Malesherbes a donné son nom à la grande voie qui conduit de la place de la Madeleine à la nouvelle église de Saint-Augustin.

La vie de Malesherbes, le magistrat éminent, le défenseur intrépide de Louis XVI, dans les temps où nous vivons, temps de révolutions et d’agitations, est une des plus intéressantes à connaître, et les hommes d’État en particulier ne sauraient trop la méditer ; car elle est pleine de hauts renseignements, et le zèle imprudent et trop peu rare, qui se laisse prendre aux fallacieuses promesses de l’utopie, s’y peut instruire par de formidables exemples.

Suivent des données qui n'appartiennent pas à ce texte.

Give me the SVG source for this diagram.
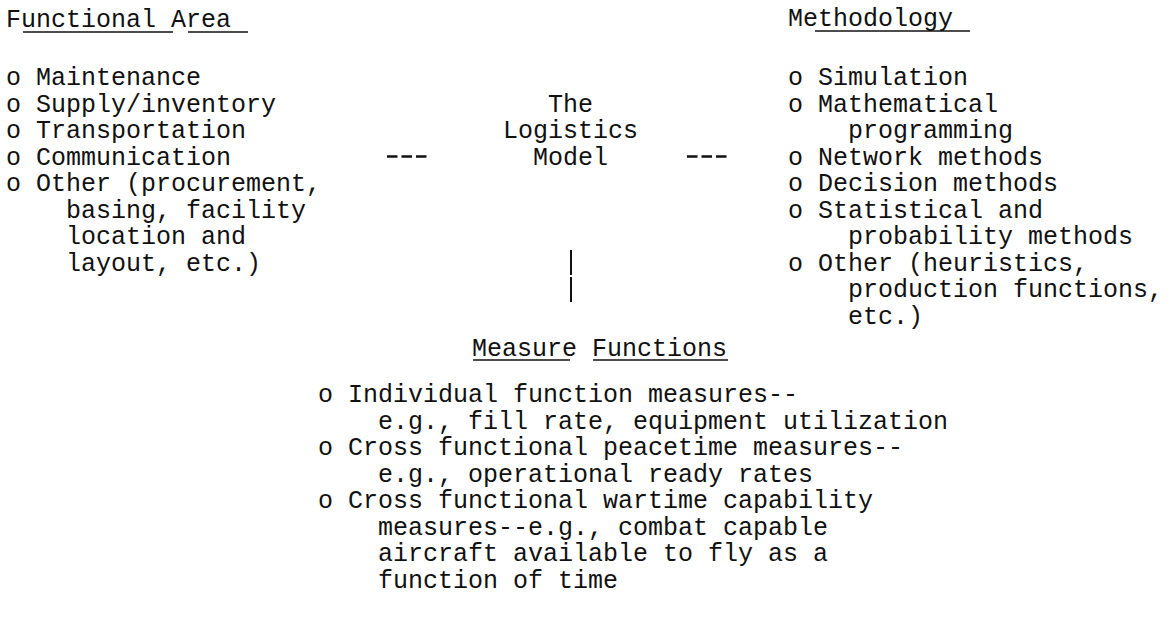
<svg xmlns="http://www.w3.org/2000/svg" width="1175" height="620" viewBox="0 0 1175 620">
<style>
text{font-family:"Liberation Mono","Courier New",monospace;font-size:25px;fill:#111;white-space:pre}
.ul{stroke:#111;stroke-width:1.6;fill:none}
.dash{stroke:#111;stroke-width:2.4;fill:none;stroke-dasharray:10.5 4}
.bar{stroke:#111;stroke-width:2;fill:none}
</style>
<rect width="1175" height="620" fill="#fff"/>
<g id="functional-area">
<text x="6" y="27">Functional Area</text>
<line class="ul" x1="23" y1="32" x2="173" y2="32"/>
<line class="ul" x1="188" y1="32" x2="248" y2="32"/>
<text x="6" y="85">o Maintenance</text>
<text x="6" y="111.5">o Supply/inventory</text>
<text x="6" y="138">o Transportation</text>
<text x="6" y="164.5">o Communication</text>
<text x="6" y="191">o Other (procurement,</text>
<text x="66" y="217.5">basing, facility</text>
<text x="66" y="244">location and</text>
<text x="66" y="270.5">layout, etc.)</text>
</g>
<g id="logistics-model">
<text x="548" y="111.5">The</text>
<text x="503" y="138">Logistics</text>
<text x="533" y="164.5">Model</text>
</g>
<g id="methodology">
<text x="788" y="26">Methodology</text>
<line class="ul" x1="815" y1="31" x2="970" y2="31"/>
<text x="788" y="85">o Simulation</text>
<text x="788" y="111.5">o Mathematical</text>
<text x="848" y="138">programming</text>
<text x="788" y="164.5">o Network methods</text>
<text x="788" y="191">o Decision methods</text>
<text x="788" y="217.5">o Statistical and</text>
<text x="848" y="244">probability methods</text>
<text x="788" y="270.5">o Other (heuristics,</text>
<text x="848" y="297">production functions,</text>
<text x="848" y="323.5">etc.)</text>
</g>
<g id="measure-functions">
<text x="472" y="356">Measure Functions</text>
<line class="ul" x1="473" y1="360" x2="570" y2="360"/>
<line class="ul" x1="593" y1="360" x2="728" y2="360"/>
<text x="318" y="402">o Individual function measures--</text>
<text x="378" y="428.5">e.g., fill rate, equipment utilization</text>
<text x="318" y="455">o Cross functional peacetime measures--</text>
<text x="378" y="481.5">e.g., operational ready rates</text>
<text x="318" y="508">o Cross functional wartime capability</text>
<text x="378" y="534.5">measures--e.g., combat capable</text>
<text x="378" y="561">aircraft available to fly as a</text>
<text x="378" y="587.5">function of time</text>
</g>
<g id="connectors">
<line class="dash" x1="387" y1="156.5" x2="427" y2="156.5"/>
<line class="dash" x1="687" y1="156.5" x2="727" y2="156.5"/>
<line class="bar" x1="571" y1="250" x2="571" y2="275"/>
<line class="bar" x1="571" y1="277" x2="571" y2="302"/>
</g>
</svg>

Malesherbes (Charles-Guillaume de Lamoignon), né à Paris, le 6 décembre 1721, était petit-fils du célèbre Lamoignon de Malesherbes à qui Boileau adressait l’une de ses meilleures épîtres. « Il fut élève chez les Jésuites, où le Père Porée lui donna des leçons qui ne s’effacèrent jamais de sa mémoire, » dit la Biographie universelle ; le jamais, par malheur, est ici de trop comme on le verra. Conseiller au Parlement dès l’âge de vingt-quatre ans, il succéda, en 1750, dans la présidence de la Cour des aides, à son père, Guillaume de Lamoignon devenu chancelier, et fut chargé en même temps de la direction de la librairie.

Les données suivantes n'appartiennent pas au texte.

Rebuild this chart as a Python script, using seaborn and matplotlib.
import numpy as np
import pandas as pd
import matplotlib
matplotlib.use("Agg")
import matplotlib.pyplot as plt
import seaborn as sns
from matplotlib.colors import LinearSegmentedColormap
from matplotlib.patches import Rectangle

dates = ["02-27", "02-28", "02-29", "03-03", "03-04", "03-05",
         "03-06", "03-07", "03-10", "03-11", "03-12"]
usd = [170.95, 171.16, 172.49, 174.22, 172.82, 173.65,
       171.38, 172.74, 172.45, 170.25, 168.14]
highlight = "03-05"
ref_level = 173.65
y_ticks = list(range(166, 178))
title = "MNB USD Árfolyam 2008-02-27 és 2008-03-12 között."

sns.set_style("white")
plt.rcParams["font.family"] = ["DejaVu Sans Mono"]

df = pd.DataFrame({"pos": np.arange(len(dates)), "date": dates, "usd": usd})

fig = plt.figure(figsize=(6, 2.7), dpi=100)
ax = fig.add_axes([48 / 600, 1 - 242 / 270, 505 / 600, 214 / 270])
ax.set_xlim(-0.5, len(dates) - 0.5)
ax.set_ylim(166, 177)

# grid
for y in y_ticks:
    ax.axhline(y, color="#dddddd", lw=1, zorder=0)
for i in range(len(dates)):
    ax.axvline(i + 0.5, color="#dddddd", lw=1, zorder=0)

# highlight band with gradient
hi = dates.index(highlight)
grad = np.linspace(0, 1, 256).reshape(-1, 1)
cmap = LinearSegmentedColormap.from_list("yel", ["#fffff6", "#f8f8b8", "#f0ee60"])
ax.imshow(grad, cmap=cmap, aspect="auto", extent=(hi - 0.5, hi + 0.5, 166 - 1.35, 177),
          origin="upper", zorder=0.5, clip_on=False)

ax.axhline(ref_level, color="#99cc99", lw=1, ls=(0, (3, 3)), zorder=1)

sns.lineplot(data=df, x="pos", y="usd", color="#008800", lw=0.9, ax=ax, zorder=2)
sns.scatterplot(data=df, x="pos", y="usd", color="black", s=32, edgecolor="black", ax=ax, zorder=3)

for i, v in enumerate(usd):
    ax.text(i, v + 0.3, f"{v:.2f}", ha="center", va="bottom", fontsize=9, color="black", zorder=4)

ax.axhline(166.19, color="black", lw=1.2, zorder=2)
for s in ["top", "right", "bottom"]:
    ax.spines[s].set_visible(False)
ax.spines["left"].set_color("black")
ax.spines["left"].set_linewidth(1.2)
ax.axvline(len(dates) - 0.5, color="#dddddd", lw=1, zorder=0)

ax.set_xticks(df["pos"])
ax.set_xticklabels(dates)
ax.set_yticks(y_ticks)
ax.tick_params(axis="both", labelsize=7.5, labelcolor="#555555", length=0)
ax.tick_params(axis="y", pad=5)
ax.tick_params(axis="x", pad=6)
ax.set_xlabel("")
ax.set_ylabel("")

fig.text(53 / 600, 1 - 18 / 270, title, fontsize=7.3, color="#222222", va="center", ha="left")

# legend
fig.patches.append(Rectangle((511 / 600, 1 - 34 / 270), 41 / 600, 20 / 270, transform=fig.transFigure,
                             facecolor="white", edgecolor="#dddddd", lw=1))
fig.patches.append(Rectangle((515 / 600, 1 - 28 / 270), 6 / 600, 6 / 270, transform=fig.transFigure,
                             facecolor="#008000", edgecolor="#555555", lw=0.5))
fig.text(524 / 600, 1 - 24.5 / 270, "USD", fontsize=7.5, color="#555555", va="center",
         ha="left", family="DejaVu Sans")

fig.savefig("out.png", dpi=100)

À part un zèle exagéré pour les droits du Parlement, zèle qu’il devait aux conseils du célèbre abbé Pucelle, qui lui avait enseigné le droit public, Malesherbes ne mérita que des éloges pour la manière dont il remplit ses fonctions de président de la Cour des aides. « Il fit, dit le biographe cité plus haut, tout ce qu’on pouvait attendre de son dévouement au bonheur du peuple… et parvint à soustraire un grand nombre de victimes aux poursuites des financiers, entre autres l’infortuné Monnerat, qui, par suite d’une méprise, était resté deux ans dans les cachots de Bicêtre. »

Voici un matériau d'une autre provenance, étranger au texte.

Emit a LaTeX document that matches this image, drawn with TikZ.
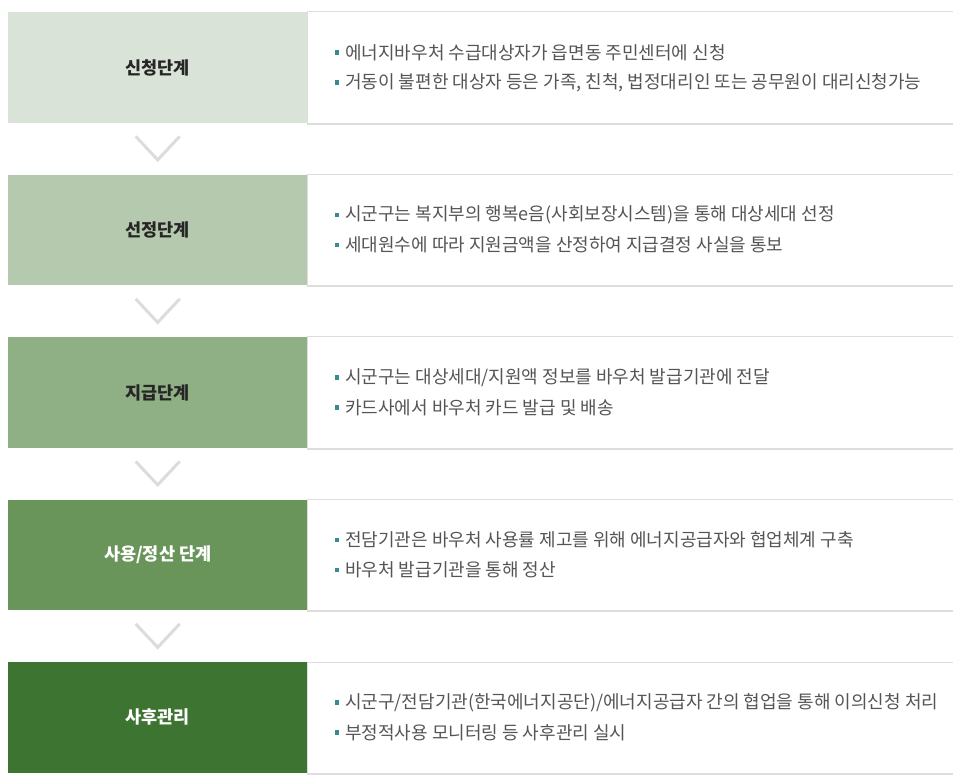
\documentclass[tikz,border=0pt]{standalone}
\usepackage{fontspec}
\setmainfont{Noto Sans CJK KR}
\definecolor{cA}{HTML}{D9E3D7}
\definecolor{cB}{HTML}{B4C9AD}
\definecolor{cC}{HTML}{8FAF84}
\definecolor{cD}{HTML}{6A955A}
\definecolor{cE}{HTML}{3E7432}
\definecolor{txt}{HTML}{555555}
\definecolor{bul}{HTML}{3A8A96}
\definecolor{lin}{HTML}{DDDDDD}
\definecolor{chev}{HTML}{DCDCDC}
\begin{document}
\begin{tikzpicture}[x=1pt,y=-1pt,
  stagebox/.style={draw=none,minimum width=299pt,minimum height=110.5pt,inner sep=0pt,anchor=north west,font=\fontsize{17.5}{19}\selectfont\bfseries},
  descbox/.style={draw=none,minimum width=646pt,minimum height=110.5pt,inner sep=0pt,anchor=north west},
  itemtxt/.style={anchor=west,inner sep=0pt,text=txt,font=\fontsize{18}{20}\selectfont},
  bulletsq/.style={fill=bul,draw=none,minimum size=4.5pt,inner sep=0pt},
  chevline/.style={draw=chev,line width=3pt}]
\useasboundingbox (0,0) rectangle (953,783);
\fill[white] (0,0) rectangle (953,783);
% rows
\foreach \i/\col/\tc/\lab [count=\k] in {0/cA/black!85/{신청단계}, 1/cB/black!85/{선정단계}, 2/cC/black!85/{지급단계}, 3/cD/white/{사용/정산 단계}, 4/cE/white/{사후관리}}{
  \pgfmathsetmacro{\top}{12+162.5*\i}
  \node[descbox] (d\k) at (307,\top) {};
  \draw[lin,line width=1pt] (d\k.north west) -- (d\k.north east);
  \draw[lin,line width=2pt] ([yshift=-1pt]d\k.south west) -- ([yshift=-1pt]d\k.south east);
  \draw[lin,line width=0.8pt] (d\k.north west) -- (d\k.south west);
  \node[stagebox,fill=\col,text=\tc] (s\k) at (8,\top) {\lab};
}
% chevrons
\foreach \k in {1,2,3,4}{
  \coordinate (ca\k) at ([xshift=-22pt,yshift=-13.5pt]s\k.south);
  \coordinate (cb\k) at ([yshift=-37pt]s\k.south);
  \coordinate (cc\k) at ([xshift=22pt,yshift=-13.5pt]s\k.south);
  \draw[chevline] (ca\k) -- (cb\k) -- (cc\k);
}
% items
\foreach \k/\a/\b in {
 1/{에너지바우처 수급대상자가 읍면동 주민센터에 신청}/{거동이 불편한 대상자 등은 가족, 친척, 법정대리인 또는 공무원이 대리신청가능},
 2/{시군구는 복지부의 행복e음(사회보장시스템)을 통해 대상세대 선정}/{세대원수에 따라 지원금액을 산정하여 지급결정 사실을 통보},
 3/{시군구는 대상세대/지원액 정보를 바우처 발급기관에 전달}/{카드사에서 바우처 카드 발급 및 배송},
 4/{전담기관은 바우처 사용률 제고를 위해 에너지공급자와 협업체계 구축}/{바우처 발급기관을 통해 정산},
 5/{시군구/전담기관(한국에너지공단)/에너지공급자 간의 협업을 통해 이의신청 처리}/{부정적사용 모니터링 등 사후관리 실시}}{
  \node[bulletsq] (ba\k) at ([xshift=30pt,yshift=15pt]d\k.west) {};
  \node[bulletsq] (bb\k) at ([xshift=30pt,yshift=-15pt]d\k.west) {};
  \node[itemtxt] (ta\k) at ([xshift=38pt,yshift=15pt]d\k.west) {\a};
  \node[itemtxt] (tb\k) at ([xshift=38pt,yshift=-15pt]d\k.west) {\b};
}
\end{tikzpicture}
\end{document}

On regrette d’avoir à dire que, comme directeur de la librairie, Malesherbes ne comprit pas aussi bien ou plutôt qu’il méconnut de la façon la plus étrange des devoirs non moins sacrés, plus sacrés même, encore qu’un panégyriste ait osé dire : « Ce fut véritablement l’âge d’or des lettres que celui où M. de Malesherbes en eut le département sous Monsieur son père » (le chancelier). Imbu malheureusement des doctrines prétendues philosophiques, il laissait publier, bien plus il couvrait de sa protection, dit la Biographie universelle, des ouvrages notoirement hostiles à la religion et à la royauté. Tolérance, non, c’est connivence qu’il faut dire, inouïe, inconcevable chez un esprit honnête, conseillé par un cœur droit, mais dont la sagesse tout humaine ne s’éclairait pas d’une lumière supérieure. Ce platonicien, par sa complaisance coupable pour l’erreur, à quels écarts n’était-il pas entraîné ? Voici ce que raconte Mme  de Vandeuil, la fille de Diderot[1] :

» Un jour il (de Malesherbes) fait prévenir mon père que le lendemain il donnera l’ordre d’enlever ses papiers et ses cartons. Diderot bouleversé court chez lui.

» Ce que vous m’annoncez là me chagrine horriblement. Comment en vingt-quatre heures déménager tous mes manuscrits ? Et surtout trouver des gens qui veuillent s’en charger et le puissent avec sûreté ?

» — Envoyez-les tous chez moi, répond M. de Malesherbes ; on ne viendra pas les y chercher.

» Ce qui fut exécuté et réussit parfaitement. »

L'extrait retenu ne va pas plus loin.